Sheetal Goutham, the champion of the $5000 Masters event at the same venue, lost in the first round to Rebecca Dandeniya of Britain, after saving six matchpoints. The 17-year-old Briton was using her power game to counter the guiles of Sheetal who fought every inch within her limitations.

Ankita Bhambri had a good match against Liza Pereira, but served doublefaults twice on setpoint to deny herself the chances of progress.

Overall, it was a fruitful experience for the Indian players, who gathered WTA points and useful prize money. Rushmi collected $1600 for her singles title and $325 as her share for the doubles title. Shruti collected $1000.

Most of the players have been investing the money back, putting a lot more from their pocket, by playing abroad. But unless they get expert coaching, it is going to be difficult for Indian women to excel abroad.

The results:

Singles (final): Rushmi Chakravarthi bt Shruti Dhawan 6-4, 5-7, 6-4.

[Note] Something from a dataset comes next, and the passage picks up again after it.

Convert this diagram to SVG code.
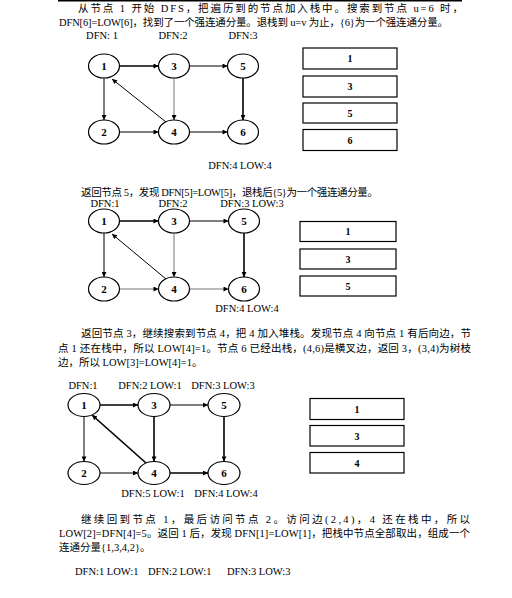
<svg xmlns="http://www.w3.org/2000/svg" width="512" height="598" viewBox="0 0 512 598">
<defs>
<marker id="ah" viewBox="0 0 10 10" refX="10" refY="5" markerWidth="6" markerHeight="5" markerUnits="userSpaceOnUse" orient="auto">
<path d="M0,0 L10,5 L0,10 z" fill="#000"/>
</marker>
<style>
text{font-family:"Liberation Serif","Noto Sans CJK SC",serif;fill:#000}
.p{font-size:10.5px}
.l{font-size:10.5px;text-anchor:middle}
.n{font-size:11px;font-weight:bold;text-anchor:middle}
.b{font-size:10px;font-weight:bold;text-anchor:middle}
ellipse{fill:#fff;stroke:#000;stroke-width:1.2}
rect.box{fill:#fff;stroke:#000;stroke-width:1.2}
.e{stroke:#000;stroke-width:1;fill:none;marker-end:url(#ah)}
.t{stroke-width:1.6}
.g{stroke:#777}
</style>
</defs>
<rect x="58" y="0" width="404" height="1.5" fill="#000"/>

<!-- paragraph 1 -->
<text class="p" x="78" y="12" textLength="385" lengthAdjust="spacing">从节点 1 开始 DFS，把遍历到的节点加入栈中。搜索到节点 u=6 时，</text>
<text class="p" x="59" y="26" textLength="389" lengthAdjust="spacing">DFN[6]=LOW[6]，找到了一个强连通分量。退栈到 u=v 为止，{6}为一个强连通分量。</text>

<!-- graph 1 -->
<g id="g1-connectors">
<line class="e t" x1="119.5" y1="66" x2="158.5" y2="66"/>
<line class="e" x1="189.5" y1="66" x2="227.5" y2="66"/>
<line class="e" x1="104" y1="78" x2="104" y2="120"/>
<line class="e" x1="119.5" y1="132" x2="158.5" y2="132"/>
<line class="e g" x1="174" y1="78" x2="174" y2="120"/>
<line class="e" x1="189.5" y1="132" x2="227.5" y2="132"/>
<line class="e t" x1="243" y1="78" x2="243" y2="120"/>
<line class="e" x1="166" y1="122" x2="112" y2="79"/>
</g>
<g id="g1-n1"><ellipse cx="104" cy="66" rx="15.5" ry="12"/><text class="n" x="104" y="70">1</text></g>
<g id="g1-n3"><ellipse cx="174" cy="66" rx="15.5" ry="12"/><text class="n" x="174" y="70">3</text></g>
<g id="g1-n5"><ellipse cx="243" cy="66" rx="15.5" ry="12"/><text class="n" x="243" y="70">5</text></g>
<g id="g1-n2"><ellipse cx="104" cy="132" rx="15.5" ry="12"/><text class="n" x="104" y="136">2</text></g>
<g id="g1-n4"><ellipse cx="174" cy="132" rx="15.5" ry="12"/><text class="n" x="174" y="136">4</text></g>
<g id="g1-n6"><ellipse cx="243" cy="132" rx="15.5" ry="12"/><text class="n" x="243" y="136">6</text></g>
<g id="g1-labels">
<text class="l" x="102" y="38.5">DFN: 1</text>
<text class="l" x="173" y="38.5">DFN:2</text>
<text class="l" x="243" y="38.5">DFN:3</text>
<text class="l" x="240" y="169">DFN:4 LOW:4</text>
</g>
<g id="g1-stack">
<rect class="box" x="303" y="48" width="94" height="21"/><text class="b" x="350" y="62">1</text>
<rect class="box" x="303" y="76" width="94" height="21"/><text class="b" x="350" y="90">3</text>
<rect class="box" x="303" y="103" width="94" height="20"/><text class="b" x="350" y="117">5</text>
<rect class="box" x="303" y="129.5" width="94" height="21"/><text class="b" x="350" y="143.5">6</text>
</g>

<!-- paragraph 2 -->
<text class="p" x="81" y="195.5" textLength="297" lengthAdjust="spacing">返回节点 5，发现 DFN[5]=LOW[5]，退栈后{5}为一个强连通分量。</text>

<!-- graph 2 -->
<g id="g2-connectors">
<line class="e t" x1="119.5" y1="221" x2="158.5" y2="221"/>
<line class="e" x1="189.5" y1="221" x2="228.5" y2="221"/>
<line class="e" x1="104" y1="233" x2="104" y2="277"/>
<line class="e g" x1="119.5" y1="289" x2="158.5" y2="289"/>
<line class="e g" x1="174" y1="233" x2="174" y2="277"/>
<line class="e g" x1="189.5" y1="289" x2="228.5" y2="289"/>
<line class="e t" x1="244" y1="233" x2="244" y2="277"/>
<line class="e" x1="166" y1="279" x2="112" y2="234"/>
</g>
<g id="g2-n1"><ellipse cx="104" cy="221" rx="15.5" ry="12"/><text class="n" x="104" y="225">1</text></g>
<g id="g2-n3"><ellipse cx="174" cy="221" rx="15.5" ry="12"/><text class="n" x="174" y="225">3</text></g>
<g id="g2-n5"><ellipse cx="244" cy="221" rx="15.5" ry="12"/><text class="n" x="244" y="225">5</text></g>
<g id="g2-n2"><ellipse cx="104" cy="289" rx="15.5" ry="12"/><text class="n" x="104" y="293">2</text></g>
<g id="g2-n4"><ellipse cx="174" cy="289" rx="15.5" ry="12"/><text class="n" x="174" y="293">4</text></g>
<g id="g2-n6"><ellipse cx="244" cy="289" rx="15.5" ry="12"/><text class="n" x="244" y="293">6</text></g>
<g id="g2-labels">
<text class="l" x="105" y="207">DFN:1</text>
<text class="l" x="173" y="207">DFN:2</text>
<text class="l" x="252" y="207">DFN:3 LOW:3</text>
<text class="l" x="247" y="311.5">DFN:4 LOW:4</text>
</g>
<g id="g2-stack">
<rect class="box" x="300" y="221.5" width="96" height="20"/><text class="b" x="348" y="235">1</text>
<rect class="box" x="300" y="249" width="96" height="20"/><text class="b" x="348" y="262.5">3</text>
<rect class="box" x="300" y="276" width="96" height="20"/><text class="b" x="348" y="289.5">5</text>
</g>

<!-- paragraph 3 -->
<text class="p" x="81" y="337" textLength="390" lengthAdjust="spacing">返回节点 3，继续搜索到节点 4，把 4 加入堆栈。发现节点 4 向节点 1 有后向边，节</text>
<text class="p" x="58" y="351.5" textLength="413" lengthAdjust="spacing">点 1 还在栈中，所以 LOW[4]=1。节点 6 已经出栈，(4,6)是横叉边，返回 3，(3,4)为树枝</text>
<text class="p" x="58" y="365.5">边，所以 LOW[3]=LOW[4]=1。</text>

<!-- graph 3 -->
<g id="g3-connectors">
<line class="e t" x1="100" y1="405" x2="138" y2="405"/>
<line class="e" x1="170" y1="405" x2="208" y2="405"/>
<line class="e" x1="84" y1="416.5" x2="84" y2="461.5"/>
<line class="e" x1="100" y1="473" x2="138" y2="473"/>
<line class="e t" x1="154" y1="416.5" x2="154" y2="461.5"/>
<line class="e t" x1="170" y1="473" x2="208" y2="473"/>
<line class="e t" x1="224" y1="416.5" x2="224" y2="461.5"/>
<line class="e t" x1="146" y1="463" x2="92" y2="415"/>
</g>
<g id="g3-n1"><ellipse cx="84" cy="405" rx="16" ry="11.5"/><text class="n" x="84" y="409">1</text></g>
<g id="g3-n3"><ellipse cx="154" cy="405" rx="16" ry="11.5"/><text class="n" x="154" y="409">3</text></g>
<g id="g3-n5"><ellipse cx="224" cy="405" rx="16" ry="11.5"/><text class="n" x="224" y="409">5</text></g>
<g id="g3-n2"><ellipse cx="84" cy="473" rx="16" ry="11.5"/><text class="n" x="84" y="477">2</text></g>
<g id="g3-n4"><ellipse cx="154" cy="473" rx="16" ry="11.5"/><text class="n" x="154" y="477">4</text></g>
<g id="g3-n6"><ellipse cx="224" cy="473" rx="16" ry="11.5"/><text class="n" x="224" y="477">6</text></g>
<g id="g3-labels">
<text class="l" x="83" y="389">DFN:1</text>
<text class="l" x="150" y="389">DFN:2 LOW:1</text>
<text class="l" x="223" y="389">DFN:3 LOW:3</text>
<text class="l" x="153" y="497">DFN:5 LOW:1</text>
<text class="l" x="226" y="497">DFN:4 LOW:4</text>
</g>
<g id="g3-stack">
<rect class="box" x="310" y="398.5" width="94" height="21"/><text class="b" x="357" y="412.5">1</text>
<rect class="box" x="310" y="425.5" width="94" height="20.5"/><text class="b" x="357" y="439.5">3</text>
<rect class="box" x="310" y="452.5" width="94" height="20.5"/><text class="b" x="357" y="466.5">4</text>
</g>

<!-- paragraph 4 -->
<text class="p" x="81" y="523" textLength="389" lengthAdjust="spacing">继续回到节点 1，最后访问节点 2。访问边(2,4)，4 还在栈中，所以</text>
<text class="p" x="59" y="536.5" textLength="411" lengthAdjust="spacing">LOW[2]=DFN[4]=5。返回 1 后，发现 DFN[1]=LOW[1]，把栈中节点全部取出，组成一个</text>
<text class="p" x="59" y="550.5">连通分量{1,3,4,2}。</text>

<text class="p" x="75" y="575">DFN:1 LOW:1</text>
<text class="p" x="148" y="575">DFN:2 LOW:1</text>
<text class="p" x="227" y="575">DFN:3 LOW:3</text>
</svg>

Semifinals: Shruti Dhawan bt Radhika Tulpule 3-6, 6-1, 7-6 (7-4); Rushmi Chakravarthi bt Sania Mirza 6-7 (1-7), 6-2, 6-3.

Quarterfinals: Radhika Tulpule bt Sai Jayalakshmy 7-6 (7-1), 4-6, 7-5; Shruti Dhawan bt Prariyawan Ratanakrong (Tha) 6-1, 6-4; Sania Mirza bt Isha Lakhani 7-5, 6-4; Rushmi Chakravarthi bt Samrita Sekar 6-4, 6-1.

Doubles (final): Sai Jayalakshmy & Rushmi Chakravarthi bt Radhika Tulpule & Shruti Dhawan 6-7 (5-7), 6-4, 6-4.

Semifinals: Sai Jayalakshmy & Rushmi Chakravarthi bt Prariyawan Ratanakrong (Tha) & Geeta Manohar 6-4, 6-3; Radhika Tulpule & Shruti Dhawan bt Sheetal Goutham & Liza Pereira 6-2, 4-6, 6-4.